FEMA officials told GAO that 50 PEP stations have been added to the dedicated satellite network . “According to FEMA officials, once operational, this network will be the primary connection between FEMA and the PEP stations in the event of a presidential alert; the traditional telephone-based distribution network will provide a redundant backup connection,” said GAO.


FEMA conducted the November 2011 first-ever nationwide test of the national-level EAS in response to GAO’s prior reports about the lack of EAS testing.


In conducting the test, FEMA initiated a national-level alert to be distributed through the EAS daisy chain to EAS participants, which include about 26,000 broadcasters, cable operators, and other EAS participants.

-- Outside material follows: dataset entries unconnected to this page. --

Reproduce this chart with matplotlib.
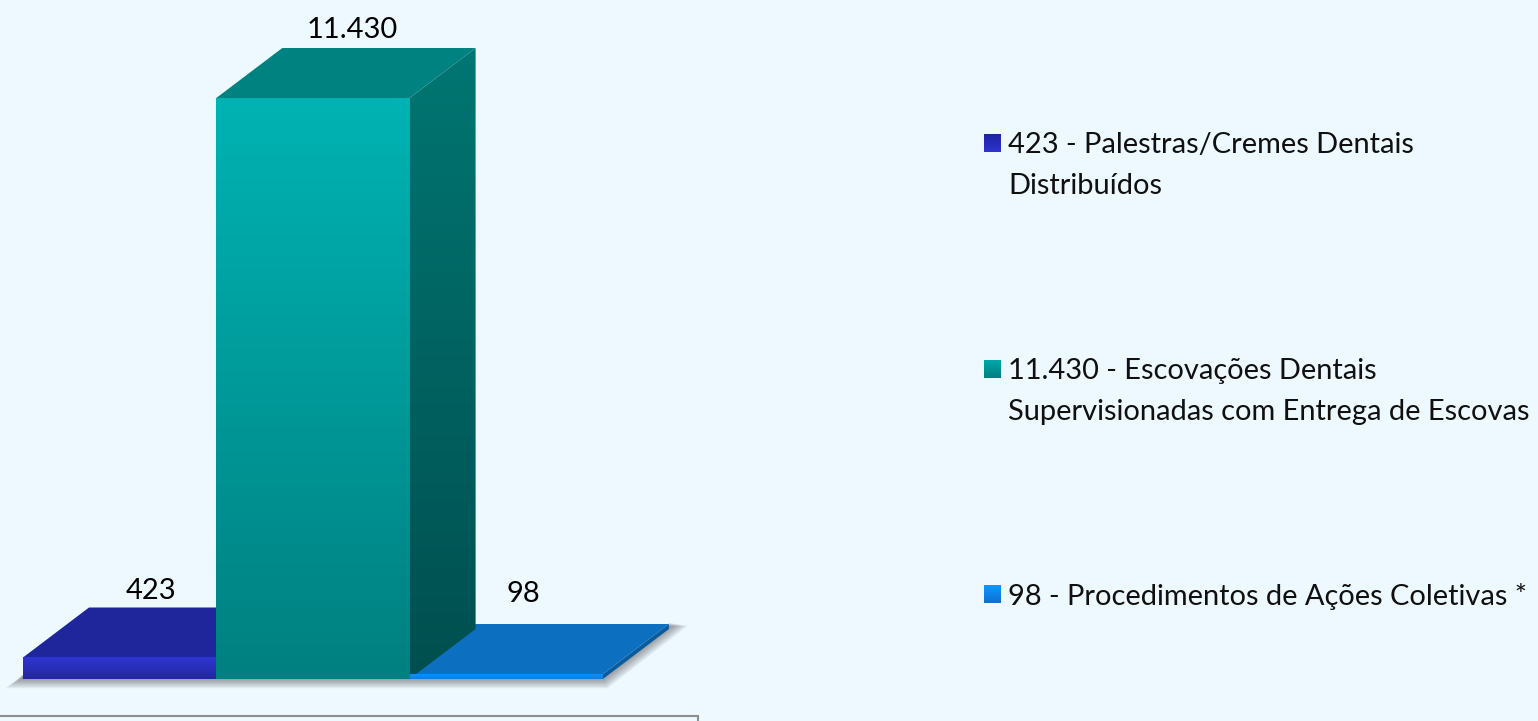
import numpy as np
from matplotlib import pyplot as plt
from matplotlib.colors import to_rgb
from matplotlib.patches import Polygon, Rectangle

plt.rcParams['font.family'] = ['Lato', 'DejaVu Sans']

values = [423, 11430, 98]
value_labels = ["423", "11.430", "98"]
legend_lines = [
    "423 - Palestras/Cremes Dentais\nDistribuídos",
    "11.430 - Escovações Dentais\nSupervisionadas com Entrega de Escovas",
    "98 - Procedimentos de Ações Coletivas *",
]

# front top/bottom, side top/bottom, top face
front_colors = [("#2F35D2", "#23279F"), ("#00B3B3", "#008080"), ("#0C90FF", "#0A80E0")]
side_colors = [("#181C70", "#181C70"), ("#007672", "#004F4F"), ("#0A5C9C", "#0A5C9C")]
top_colors = ["#1F259B", "#008280", "#0C6FBF"]
legend_colors = [("#1E22A0", "#2E34D0"), ("#00A8A8", "#007F7F"), ("#1098FF", "#0C6FD0")]
label_px = [(151, 591), (352, 30), (523, 594)]
legend_px = [(984, 143), (984, 369), (984, 594)]

W, H = 1538, 721
BASE_Y = 679
PX_PER_UNIT = (679 - 98) / 11430
BAR_W = 193.3
LEFT = 23
DX, DY = 66 / BAR_W, 50 / PX_PER_UNIT
BG = "#EDF8FF"

fig = plt.figure(figsize=(W / 100, H / 100), dpi=100, facecolor=BG)
ax = fig.add_axes([0, 0, 1, 1])
ax.axis("off")


def x_of(px):
    return (px - LEFT) / BAR_W


def y_of(py):
    return (BASE_Y - py) / PX_PER_UNIT


def grad_poly(pts, c_top, c_bottom, z):
    # vertical gradient clipped to a polygon
    xs = [p[0] for p in pts]
    ys = [p[1] for p in pts]
    t = np.linspace(0, 1, 200)[:, None, None]
    img = np.array(to_rgb(c_top))[None, None, :] * (1 - t) + np.array(to_rgb(c_bottom))[None, None, :] * t
    im = ax.imshow(img, extent=[min(xs), max(xs), min(ys), max(ys)], origin="upper",
                   aspect="auto", zorder=z, interpolation="bilinear")
    poly = Polygon(pts, closed=True, transform=ax.transData, fc="none", ec="none")
    ax.add_patch(poly)
    im.set_clip_path(poly)


# soft shadow under the bars
for k in range(8):
    s = k * 2.2
    ax.add_patch(Polygon([(x_of(LEFT - s - 2), y_of(BASE_Y + s * 0.6)),
                          (x_of(603 + s * 0.3), y_of(BASE_Y + s * 0.6)),
                          (x_of(669 + s + 3), y_of(626)),
                          (x_of(669), y_of(626 - s * 0.2)),
                          (x_of(603), y_of(BASE_Y - 4)),
                          (x_of(LEFT), y_of(BASE_Y - 4))],
                         closed=True, fc="#303030", ec="none", alpha=0.07, zorder=1))

for i in [0, 2, 1]:
    v = values[i]
    z = 5 if i == 1 else 3
    front = [(i, 0), (i + 1, 0), (i + 1, v), (i, v)]
    side = [(i + 1, 0), (i + 1 + DX, DY), (i + 1 + DX, v + DY), (i + 1, v)]
    top = [(i, v), (i + 1, v), (i + 1 + DX, v + DY), (i + DX, v + DY)]
    grad_poly(side, side_colors[i][0], side_colors[i][1], z)
    ax.add_patch(Polygon(top, closed=True, fc=top_colors[i], ec="none", zorder=z + 0.1))
    # the last bar's front strip sits over the foot of the tall bar's side
    front_z = 5.15 if i == 2 else z + 0.2
    grad_poly(front, front_colors[i][0], front_colors[i][1], front_z)

for lab, (px, py) in zip(value_labels, label_px):
    ax.text(x_of(px), y_of(py), lab, fontsize=21, color="black", ha="center", va="center", zorder=10)

# legend
for (px, py), txt, cols in zip(legend_px, legend_lines, legend_colors):
    x0, x1 = x_of(px), x_of(px + 17)
    y0, y1 = y_of(py + 9), y_of(py - 9)
    grad_poly([(x0, y0), (x1, y0), (x1, y1), (x0, y1)], cols[0], cols[1], 6)
    for j, line in enumerate(txt.split("\n")):
        ax.text(x_of(px + 24), y_of(py + 2 + 41 * j), line, fontsize=20.9, color="#101010",
                va="center", ha="left", zorder=10)

# box at the bottom, cut by the picture edge
ax.add_patch(Rectangle((x_of(-5), y_of(730)), x_of(698) - x_of(-5), y_of(716) - y_of(730),
                       fc="none", ec="#8C8F90", lw=1.5, zorder=2))

ax.set_xlim(-LEFT / BAR_W, (W - LEFT) / BAR_W)
ax.set_ylim(-(H - BASE_Y) / PX_PER_UNIT, BASE_Y / PX_PER_UNIT)

fig.savefig("out.png", dpi=100, facecolor=BG)
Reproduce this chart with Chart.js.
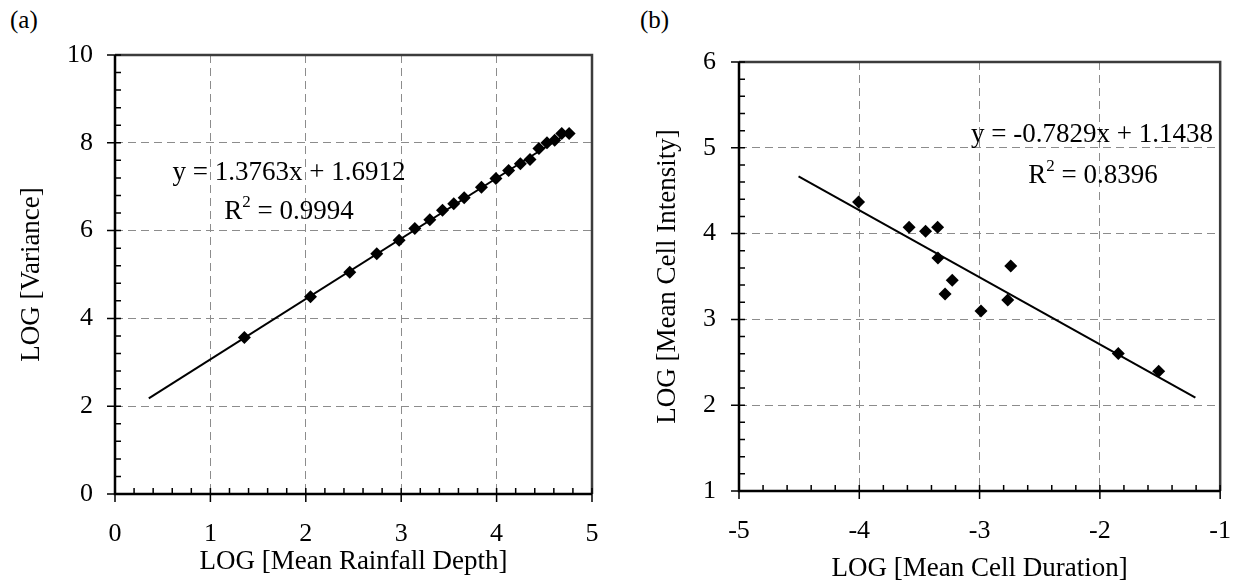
<!DOCTYPE html>
<html>
<head>
<meta charset="utf-8">
<script src="https://cdn.jsdelivr.net/npm/chart.js@4.4.0/dist/chart.umd.min.js"></script>
<style>
  body { margin: 0; background: #fff; }
  #wrap { position: relative; width: 1256px; height: 585px; overflow: hidden; }
  canvas { position: absolute; top: 0; }
  .tag { position: absolute; font: 25px "Liberation Serif", "Times New Roman", serif; color: #000; line-height: 1; }
</style>
</head>
<body>
<div id="wrap">
  <div class="tag" style="left:10px;top:7px">(a)</div>
  <div class="tag" style="left:640px;top:7px">(b)</div>
  <canvas id="chartA" width="628" height="585" style="left:0"></canvas>
  <canvas id="chartB" width="628" height="585" style="left:628px"></canvas>
</div>
<script>
// Panel (a): LOG mean rainfall depth vs LOG variance
const depthX = [1.356, 2.049, 2.461, 2.744, 2.978, 3.143, 3.300, 3.433, 3.551, 3.660,
                3.841, 3.993, 4.126, 4.249, 4.350, 4.444, 4.528, 4.609, 4.683, 4.760];
const varianceY = [3.566, 4.495, 5.051, 5.470, 5.783, 6.050, 6.248, 6.461, 6.613, 6.750,
                   6.987, 7.185, 7.368, 7.520, 7.619, 7.871, 8.000, 8.060, 8.210, 8.210];
const depthFitX = [0.354, 4.76];
const depthFitY = [2.178, 8.24];
const depthTicks = [0, 1, 2, 3, 4, 5];
const varianceTicks = [0, 2, 4, 6, 8, 10];

// Panel (b): LOG mean cell duration vs LOG mean cell intensity
const durationX = [-4.006, -3.586, -3.449, -3.349, -3.346, -3.227, -3.287, -2.988, -2.766, -2.741, -1.847, -1.511];
const intensityY = [4.369, 4.074, 4.027, 4.074, 3.716, 3.456, 3.297, 3.097, 3.225, 3.623, 2.602, 2.396];
const durationFitX = [-4.505, -1.206];
const durationFitY = [4.668, 2.088];
const durationTicks = [-5, -4, -3, -2, -1];
const intensityTicks = [1, 2, 3, 4, 5, 6];

const serif = '"Liberation Serif", "Times New Roman", serif';

// list of minor tick values between min and max
function steps(min, max, step) {
  const out = [];
  for (let v = min; v <= max + 1e-9; v += step) out.push(+v.toFixed(4));
  return out;
}

// frame (top/right border), axis lines and tick marks
const frameTicks = {
  id: 'frameTicks',
  afterDraw(chart, args, o) {
    const { ctx, chartArea: a, scales: { x, y } } = chart;
    ctx.save();
    ctx.lineCap = 'butt';
    ctx.strokeStyle = '#3c3c3c';
    ctx.lineWidth = 2.5;
    ctx.beginPath();
    ctx.moveTo(a.left, a.top);
    ctx.lineTo(a.right, a.top);
    ctx.lineTo(a.right, a.bottom);
    ctx.stroke();

    ctx.strokeStyle = '#000';
    ctx.lineWidth = 1.5;
    ctx.beginPath();
    o.xMinor.forEach(v => {
      const px = x.getPixelForValue(v);
      ctx.moveTo(px, a.bottom);
      ctx.lineTo(px, a.bottom - 6);
    });
    x.ticks.forEach(t => {
      const px = x.getPixelForValue(t.value);
      ctx.moveTo(px, a.bottom - 6);
      ctx.lineTo(px, a.bottom + 8);
    });
    o.yMinor.forEach(v => {
      const py = y.getPixelForValue(v);
      ctx.moveTo(a.left, py);
      ctx.lineTo(a.left + 6, py);
    });
    y.ticks.forEach(t => {
      const py = y.getPixelForValue(t.value);
      ctx.moveTo(a.left - 8, py);
      ctx.lineTo(a.left + 6, py);
    });
    ctx.stroke();

    ctx.lineWidth = 2.5;
    ctx.beginPath();
    ctx.moveTo(a.left, a.top);
    ctx.lineTo(a.left, a.bottom);
    ctx.lineTo(a.right, a.bottom);
    ctx.stroke();
    ctx.restore();
  }
};

// regression equation and R² text
const trendText = {
  id: 'trendText',
  afterDatasetsDraw(chart, args, o) {
    const { ctx, scales: { x, y } } = chart;
    const big = '27px ' + serif, small = '17px ' + serif;
    ctx.save();
    ctx.fillStyle = '#000';
    ctx.textBaseline = 'alphabetic';
    ctx.font = big;
    ctx.textAlign = 'center';
    ctx.fillText(o.eq, x.getPixelForValue(o.eqAt[0]), y.getPixelForValue(o.eqAt[1]));

    const rest = ' = ' + o.r2;
    const wR = ctx.measureText('R').width;
    const wRest = ctx.measureText(rest).width;
    ctx.font = small;
    const w2 = ctx.measureText('2').width;
    let cx = x.getPixelForValue(o.r2At[0]) - (wR + w2 + wRest) / 2;
    const by = y.getPixelForValue(o.r2At[1]);
    ctx.textAlign = 'left';
    ctx.font = big;
    ctx.fillText('R', cx, by);
    cx += wR;
    ctx.font = small;
    ctx.fillText('2', cx, by - 12);
    cx += w2;
    ctx.font = big;
    ctx.fillText(rest, cx, by);
    ctx.restore();
  }
};

function makePanel(id, p) {
  const pts = p.xs.map((v, i) => ({ x: v, y: p.ys[i] }));
  const fit = p.fitX.map((v, i) => ({ x: v, y: p.fitY[i] }));
  const tickFont = { family: serif, size: 26 };
  const titleFont = { family: serif, size: 27, lineHeight: 1.2 };
  const grid = { color: '#8c8c8c', lineWidth: 1, drawTicks: false };
  const border = { display: false, dash: [8, 5] };

  return new Chart(document.getElementById(id), {
    type: 'scatter',
    data: {
      datasets: [
        { data: fit, showLine: true, borderColor: '#000', borderWidth: 2, pointRadius: 0, pointHoverRadius: 0 },
        { data: pts, pointStyle: 'rectRot', pointRadius: 6.5, pointHoverRadius: 6.5,
          backgroundColor: '#000', borderColor: '#000', borderWidth: 0 }
      ]
    },
    options: {
      responsive: false,
      animation: false,
      events: [],
      layout: { padding: p.pad },
      plugins: {
        legend: { display: false },
        tooltip: { enabled: false },
        frameTicks: { xMinor: p.xMinor, yMinor: p.yMinor },
        trendText: p.text
      },
      scales: {
        x: {
          type: 'linear',
          min: p.xTicks[0],
          max: p.xTicks[p.xTicks.length - 1],
          ticks: { stepSize: p.xTicks[1] - p.xTicks[0], color: '#000', font: tickFont, padding: p.xLabelPad, maxRotation: 0 },
          grid: grid,
          border: border,
          title: { display: true, text: p.xTitle, color: '#000', font: titleFont, padding: { top: 0, bottom: p.xTitlePad } },
          afterFit: s => { s.height = p.xHeight; }
        },
        y: {
          type: 'linear',
          min: p.yTicks[0],
          max: p.yTicks[p.yTicks.length - 1],
          ticks: { stepSize: p.yTicks[1] - p.yTicks[0], color: '#000', font: tickFont, padding: p.yLabelPad },
          grid: grid,
          border: border,
          title: { display: true, text: p.yTitle, color: '#000', font: titleFont, padding: { top: p.yTitlePad, bottom: 0 } },
          afterFit: s => { s.width = p.yWidth; }
        }
      }
    },
    plugins: [frameTicks, trendText]
  });
}

makePanel('chartA', {
  xs: depthX, ys: varianceY, fitX: depthFitX, fitY: depthFitY,
  xTicks: depthTicks, yTicks: varianceTicks,
  xMinor: steps(0, 5, 0.2), yMinor: steps(0, 10, 0.4),
  xTitle: 'LOG [Mean Rainfall Depth]', yTitle: 'LOG [Variance]',
  pad: { top: 55, right: 36, bottom: 0, left: 0 },
  xHeight: 91, yWidth: 115, xTitlePad: 7, yTitlePad: 16, xLabelPad: 25, yLabelPad: 22,
  text: { eq: 'y = 1.3763x + 1.6912', r2: '0.9994', eqAt: [1.824, 7.164], r2At: [1.824, 6.264] }
});

makePanel('chartB', {
  xs: durationX, ys: intensityY, fitX: durationFitX, fitY: durationFitY,
  xTicks: durationTicks, yTicks: intensityTicks,
  xMinor: steps(-5, -1, 0.2), yMinor: steps(1, 6, 0.2),
  xTitle: 'LOG [Mean Cell Duration]', yTitle: 'LOG [Mean Cell Intensity]',
  pad: { top: 62, right: 25, bottom: 0, left: 0 },
  xHeight: 94, yWidth: 111, xTitlePad: 0, yTitlePad: 24, xLabelPad: 25, yLabelPad: 23,
  text: { eq: 'y = -0.7829x + 1.1438', r2: '0.8396', eqAt: [-2.065, 5.068], r2At: [-2.057, 4.59] }
});
</script>
</body>
</html>
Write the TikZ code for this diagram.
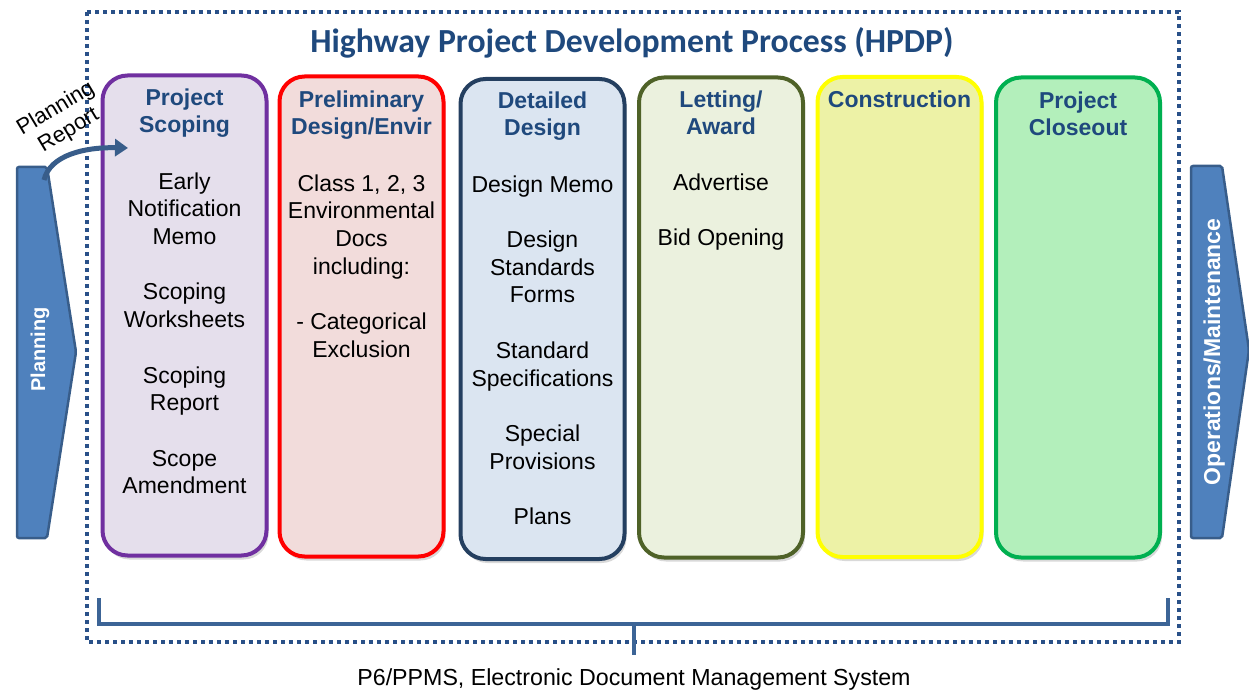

To obtain information on the results of the test, FCC directed all EAS participants to report either electronically or via paper report by December 27, 2011, on whether they had received and retransmitted the alert. Although December 27, 2011, was the deadline, FCC continued to accept paper reports from EAS participants past the deadline.


Among the four main recommendations by GAO in its report is that FEMA, in conjunction with the FCC, establish guidance (e.g., procedures, best practices) that will assist participating state and local alerting authorities to fully implement and test Integrated Public Alert and Warning System (IPAWS) components and ensure integration and interoperability.


Additionally, develop and implement a strategy for regularly testing the national-level EAS, including examining the need  for a national test code, developing milestones and time frames, improving data collection efforts, and reporting on after-action plans.


FEMA, a bureau of the U.S. Department of Homeland Security, concurred with the recommendations and provided examples of actions the federal agency will undertake to address the recommendations, said GAO.


Regarding efforts to improve nationwide EAS testing, FEMA plans to work with federal partners, including FCC, to create a national test code, develop milestones and timeframes for future testing, improve data collection efforts, and report on after-action plans.